North American Int’l Auto Show
DETROIT – General Motors Corp. Vice Chairman Bob Lutz proposes the auto maker might find itself in a more advantageous position should it relinquish its crown as the world’s largest auto maker to rival Toyota Motor Corp.
“Having personally worked for companies that are not No.1, I think there is a certain benefit to the internal culture in being No.2,” Lutz tells journalists at the North American International Auto Show here. “It focuses the mind; it energizes people.
“(The sales rivalry) sells newspapers, but operationally it makes no difference whatsoever to us,” he says.
GM has held the No.1 title for more than 75 years.
Toyota recently released its manufacturing goals for 2008, and analysts believe the Japanese auto maker will build more cars and trucks worldwide. It’s also widely assumed Toyota will overtake GM in global sales in 2008, even though GM outsells Toyota in the U.S. by a wide margin.
While admitting auto makers have a penchant for including titles in their marketing promotions, Lutz says those claims ring hallow with today’s consumers.
“Consumers judge the product and the deal,” says Lutz, a 44-year industry veteran who has worked for four of the world’s largest auto makers. “Obviously you want to deal with a reputable manufacturer, but I don’t think the No.1 claim means that much.”
In fact, such a claim can be dangerous for luxury brands, he says.
“Remember when Cadillac and Lincoln engaged in acts of mutual self-destruction by putting as many vehicle into daily rental as possible at the end of the year so they could claim (to be) the largest-selling American luxury brand?” he asks.
“If you’re selling something exclusive, why would you want to claim you are the highest-selling product?
Furthermore, the No.1 auto maker usually finds itself in the crosshairs whenever controversy arises.

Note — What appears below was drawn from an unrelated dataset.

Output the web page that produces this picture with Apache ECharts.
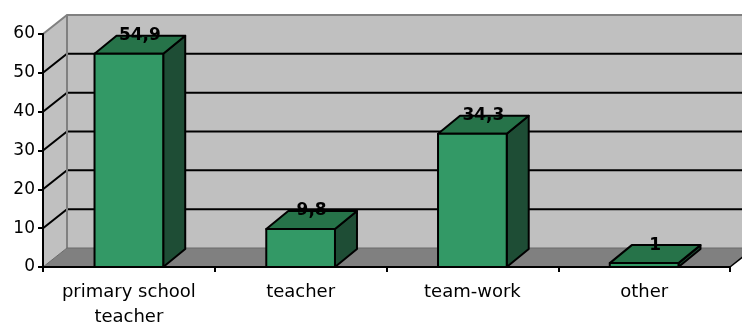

“There is always hostility towards the big guy,” Lutz says. “Having experienced the sentiment for and against (the former) Chrysler (Corp.) and GM, I can tell you the intellectual hostility toward General Motors – the opinion of what our thought processes are and what our priorities are. I find it to be the most distorted and negative in the case of GM.”
“It’s like the old days at the county fair, when the guy would put his head through the rubber sheet and people would pay to throw mud pies at him,” he adds. “It’s time for someone else to put their head through the sheet. We’re perfectly willing to relinquish that spot for awhile.”
At the same time, there is a benefit to touting sales leadership in markets outside the U.S., Lutz says.
“We have to get people used to the fact GM is a global company and the U.S. is less than half of our business,” he says.
For example, GM recently boasted in press releases it is the first global auto maker to sell 1 million vehicles in China in a calendar year.
The campaign doesn’t target consumers – it matters more to the financial community, Lutz says – but it could have an affect on the products U.S. buyers see in the future.
In short, the auto maker will scrutinize whether it is more profitable to launch a particular vehicle program in the U.S. or allocate the money elsewhere.